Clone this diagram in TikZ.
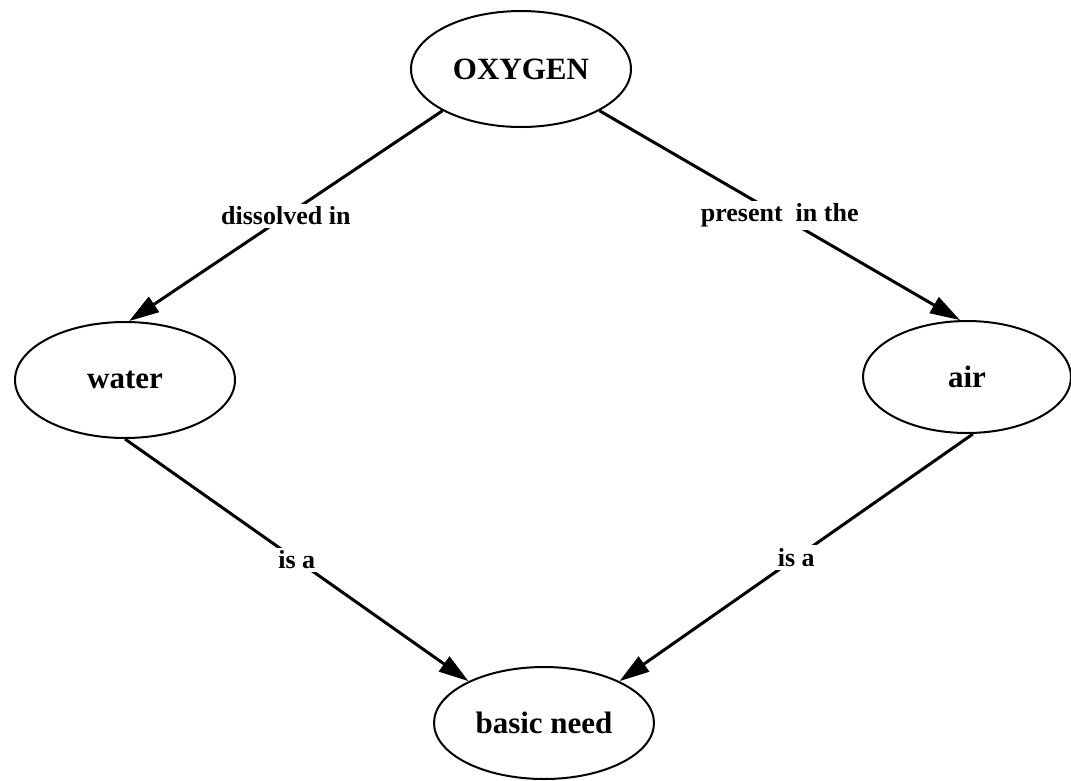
\documentclass[tikz,border=0pt]{standalone}
\usepackage{fontspec}
\setmainfont{Liberation Serif}
\usetikzlibrary{shapes.geometric,arrows.meta}
\tikzset{
  concept/.style={ellipse, draw, line width=2pt, inner sep=0pt,
    minimum width=220pt, minimum height=116pt,
    font=\fontsize{31}{31}\selectfont\bfseries},
  link/.style={line width=3pt, -{Triangle[length=30pt,width=18pt]}},
  linklabel/.style={fill=white, inner sep=3pt,
    font=\fontsize{26}{26}\selectfont\bfseries}
}
\begin{document}
\begin{tikzpicture}[x=1pt,y=-1pt]
\useasboundingbox (0,0) rectangle (1071,780);
\node[concept] (oxy)   at (521,69)  {OXYGEN};
\node[concept] (water) at (125,380) {water};
\node[concept, minimum width=208pt, minimum height=112pt] (air) at (967,377) {air};
\node[concept, minimum height=112pt] (need)  at (544,723) {basic need};

\draw[link] (oxy.208) -- node[linklabel] {dissolved in} (water.86);
\draw[link] (oxy.-28) -- node[linklabel] {present\ \ in the} (air.97);
\draw[link] (water.-90) -- node[linklabel] {is a} (need.151);
\draw[link] (air.-84) -- node[linklabel] {is a} (need.29);
\end{tikzpicture}
\end{document}
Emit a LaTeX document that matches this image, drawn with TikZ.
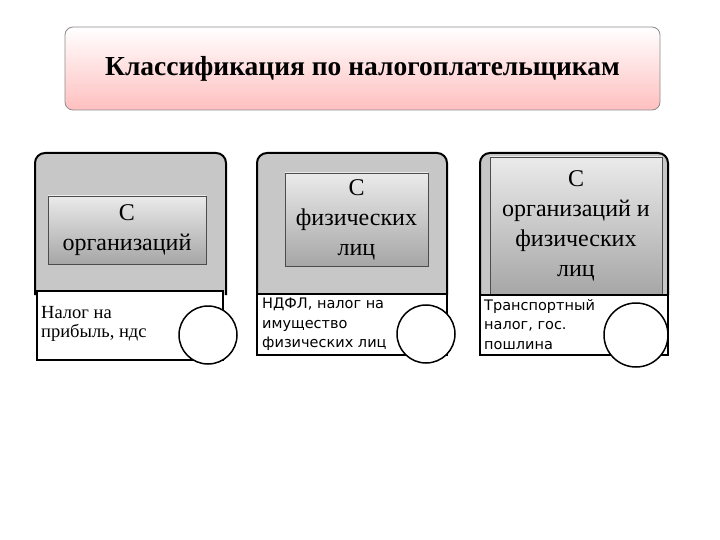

....

_WHAT TO DO_
Take the listing above and restate it word for word, without its pictures.

_EXERCISE ANSWER_
Clone this diagram in TikZ.
\documentclass[tikz,border=0pt]{standalone}
\usepackage{fontspec}
\setmainfont{Liberation Serif}
\usetikzlibrary{shapes.geometric,arrows.meta}
\tikzset{
  concept/.style={ellipse, draw, line width=2pt, inner sep=0pt,
    minimum width=220pt, minimum height=116pt,
    font=\fontsize{31}{31}\selectfont\bfseries},
  link/.style={line width=3pt, -{Triangle[length=30pt,width=18pt]}},
  linklabel/.style={fill=white, inner sep=3pt,
    font=\fontsize{26}{26}\selectfont\bfseries}
}
\begin{document}
\begin{tikzpicture}[x=1pt,y=-1pt]
\useasboundingbox (0,0) rectangle (1071,780);
\node[concept] (oxy)   at (521,69)  {OXYGEN};
\node[concept] (water) at (125,380) {water};
\node[concept, minimum width=208pt, minimum height=112pt] (air) at (967,377) {air};
\node[concept, minimum height=112pt] (need)  at (544,723) {basic need};

\draw[link] (oxy.208) -- node[linklabel] {dissolved in} (water.86);
\draw[link] (oxy.-28) -- node[linklabel] {present\ \ in the} (air.97);
\draw[link] (water.-90) -- node[linklabel] {is a} (need.151);
\draw[link] (air.-84) -- node[linklabel] {is a} (need.29);
\end{tikzpicture}
\end{document}
Emit a LaTeX document that matches this image, drawn with TikZ.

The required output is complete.